Два дня спустя Гитлер созвал партийных лидеров в своем доме на Оберзальцберге, чтобы ознакомить их с делом Гесса. Между прочим он упомянул, что в семье Гесса уже наблюдались случаи душевных заболеваний. Примечательно, что и здесь он даже не заикнулся о возможности предстоящей схватки с Россией, что еще раз подтверждает типичную для него скрытность. Эта встреча в середине мая была последним совещанием партийных лидеров до начала кампании против России.

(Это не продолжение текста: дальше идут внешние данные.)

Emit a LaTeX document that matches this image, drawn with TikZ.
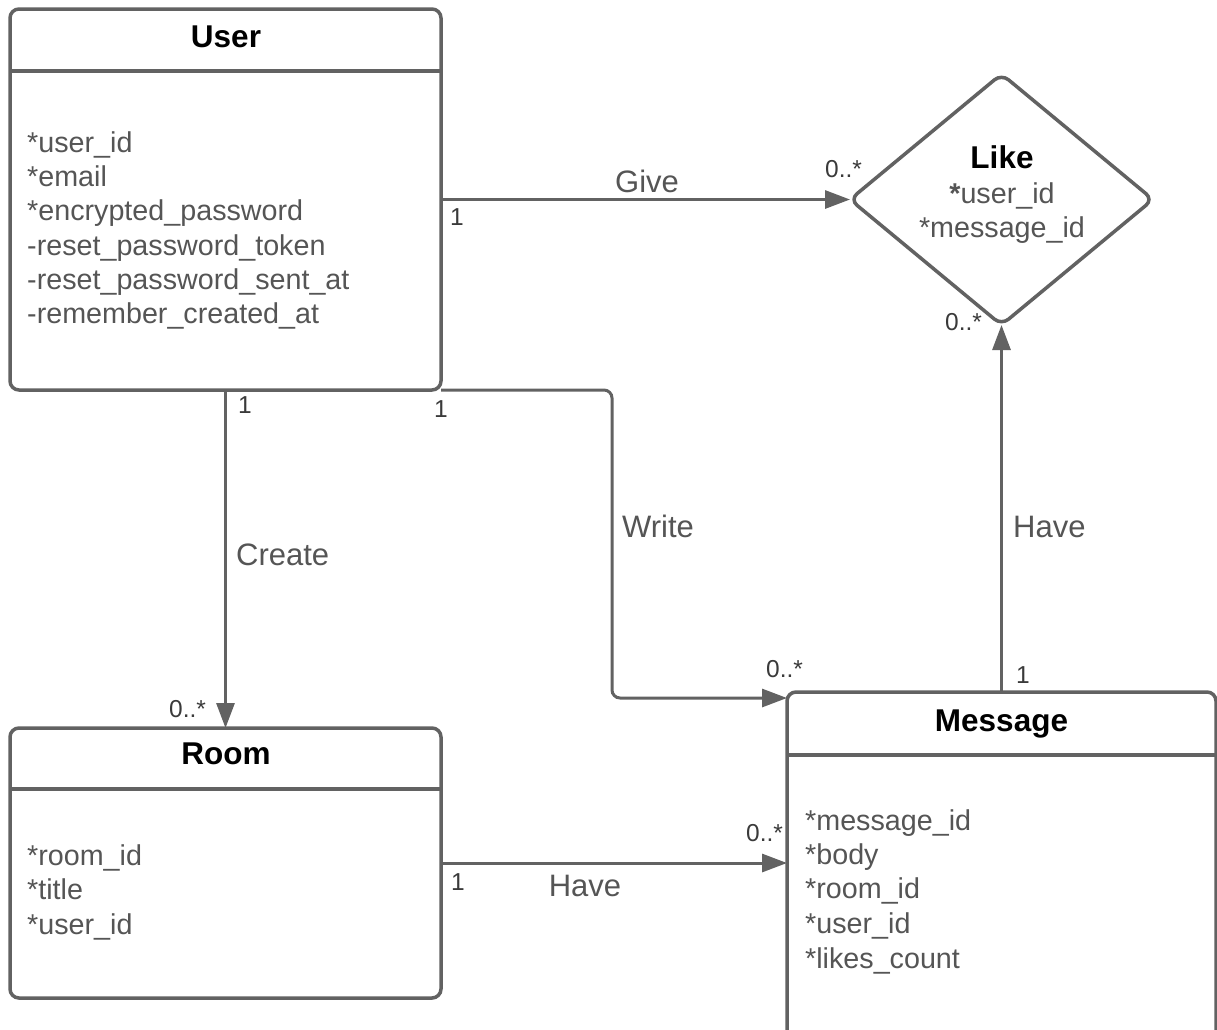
\documentclass[tikz,border=0pt]{standalone}
\usepackage{fontspec}
\setmainfont{Liberation Sans}
\usetikzlibrary{arrows.meta,shapes.geometric}
\definecolor{lc}{HTML}{626262}
\definecolor{tc}{HTML}{555555}
\definecolor{mc}{HTML}{3A3A3A}
\tikzset{
 box/.style={draw=lc, line width=3.5pt, rounded corners=9pt, inner sep=0pt, outer sep=0pt, fill=white},
 hdr/.style={draw=lc, line width=3.5pt},
 conn/.style={draw=lc, line width=3pt, -{Triangle[length=25pt,width=18pt]}},
 ttl/.style={font=\fontsize{31.5}{36}\selectfont\bfseries, text=black, anchor=base, inner sep=0pt},
 attr/.style={font=\fontsize{28.7}{34}\selectfont, text=tc, anchor=base west, inner sep=0pt},
 cattr/.style={font=\fontsize{28.7}{34}\selectfont, text=tc, anchor=base, inner sep=0pt},
 lbl/.style={font=\fontsize{31}{36}\selectfont, text=tc, inner sep=0pt},
 mult/.style={font=\fontsize{24.5}{28}\selectfont, text=mc, anchor=base west, inner sep=0pt},
}
\begin{document}
\begin{tikzpicture}[x=1pt,y=-1pt]
\useasboundingbox[fill=white] (0,0) rectangle (1217,1029);

% User
\node[box, minimum width=431pt, minimum height=381pt] (user) at (225.5,199.5) {};
\draw[hdr] (user.west |- 0,71) -- (user.east |- 0,71);
\node[ttl] (userT) at (226,47) {User};
\node[attr] (ua1) at (27,152) {*user\_id};
\node[attr] (ua2) at (27,186) {*email};
\node[attr] (ua3) at (27,220) {*encrypted\_password};
\node[attr] (ua4) at (27,255) {-reset\_password\_token};
\node[attr] (ua5) at (27,289) {-reset\_password\_sent\_at};
\node[attr] (ua6) at (27,323) {-remember\_created\_at};

% Room
\node[box, minimum width=431pt, minimum height=270pt] (room) at (225.5,863) {};
\draw[hdr] (room.west |- 0,789) -- (room.east |- 0,789);
\node[ttl] (roomT) at (226,764) {Room};
\node[attr] (ra1) at (27,865) {*room\_id};
\node[attr] (ra2) at (27,899) {*title};
\node[attr] (ra3) at (27,934) {*user\_id};

% Message
\node[box, minimum width=429pt, minimum height=350pt] (message) at (1001.5,867) {};
\draw[hdr] (message.west |- 0,755) -- (message.east |- 0,755);
\node[ttl] (msgT) at (1001.5,731) {Message};
\node[attr] (ma1) at (805,830) {*message\_id};
\node[attr] (ma2) at (805,864) {*body};
\node[attr] (ma3) at (805,898) {*room\_id};
\node[attr] (ma4) at (805,933) {*user\_id};
\node[attr] (ma5) at (805,968) {*likes\_count};

% Like
\node[draw=lc, line width=3.5pt, diamond, rounded corners=9pt, inner sep=0pt, outer sep=0pt,
      minimum width=303pt, minimum height=251pt, aspect=1.207] (like) at (1001.5,199.5) {};
\node[ttl] (likeT) at (1002,168) {Like};
\node[cattr] (la1) at (1002,203) {\textbf{*}user\_id};
\node[cattr] (la2) at (1002,237) {*message\_id};

% Connectors
\draw[conn] (user.east) -- (like.west);
\node[lbl, anchor=base] (giveL) at (647,192) {Give};
\node[mult] (giveM1) at (450,225) {1};
\node[mult] (giveM2) at (825,177) {0..*};

\draw[conn] (user.south) -- (room.north);
\node[lbl, anchor=base west] (createL) at (236,565) {Create};
\node[mult] (createM1) at (238,413) {1};
\node[mult] (createM2) at (169,717) {0..*};

\draw[conn, rounded corners=8pt] (user.south east) -- (612,390) -- (612,698) -- ([yshift=-6pt]message.north west);
\node[lbl, anchor=base west] (writeL) at (622,537) {Write};
\node[mult] (writeM1) at (434,417) {1};
\node[mult] (writeM2) at (766,677) {0..*};

\draw[conn] (room.east) -- (room.east -| message.west);
\node[lbl, anchor=base] (haveL1) at (585,896) {Have};
\node[mult] (haveM11) at (451,890) {1};
\node[mult] (haveM12) at (746,841) {0..*};

\draw[conn] (message.north) -- (like.south);
\node[lbl, anchor=base west] (haveL2) at (1013,537) {Have};
\node[mult] (haveM21) at (1016,683) {1};
\node[mult] (haveM22) at (945,330) {0..*};
\end{tikzpicture}
\end{document}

В начале марта 1941 года один из моих помощников информировал меня, что среди военных корреспондентов ходят слухи о готовящемся нападении на Россию. Я был шокирован и убежден, что сведения ошибочны. Назвав эти опасные сплетни политическим преступлением, имеющим целью подорвать немецко-русские отношения, скрепленные известным пактом о ненападении, я строго запретил своим коллегам распространять эти слухи. В моем представлении это были бешеные фантазии политических безумцев, если не намеренный политический саботаж. Мои чувства на этот счет основывались на понимании важности хороших отношений между Германией и Россией. На память приходит инцидент в Берхтесгадене в августе 1939 года, когда Риббентроп из Москвы по телефону сообщил Гитлеру о заключении русско-немецкого экономического пакта. Обедавший в этот момент Гитлер вскочил из-за стола с возгласом: «Мы победили!» Я также помню, как убедительно Гитлер разъяснял важность пакта о ненападении и сотрудничестве, заключенного между Германией и Россией в конце сентября 1939 года во время второго визита Риббентропа в Москву. Гитлер тогда хвалил Сталина, как «исключительно реалистичного и конструктивного государственного деятеля», и говорил, что рад продолжить заложенную Бисмарком традицию дружбы с Россией. Он заявил, что отныне опасности войны на два фронта не существует. Союз Германии и России, продолжал он, служит общим интересам и обещает быть благотворным для обеих стран. Этот союз существовал на протяжении всей истории и нарушился только из-за интриг других стран. Геббельсу было дано указание пересмотреть нашу пропагандистскую политику, всячески внушая народу, что разница идеологий и государственных систем не влияет на русско-немецкие отношения. Я также вспоминаю официальную корректность русско-немецких отношений в последние восемнадцать месяцев перед войной. Конечно, в это время Россия передвинула свою западную границу в результате зимней войны с Финляндией, присоединения Балтийских государств и завоевания Бессарабии. Но опубликованные коммюнике о визите Молотова в Берлин в ноябре 1940 года, мне казалось, не говорили ни о каком ослаблении взаимного доверия.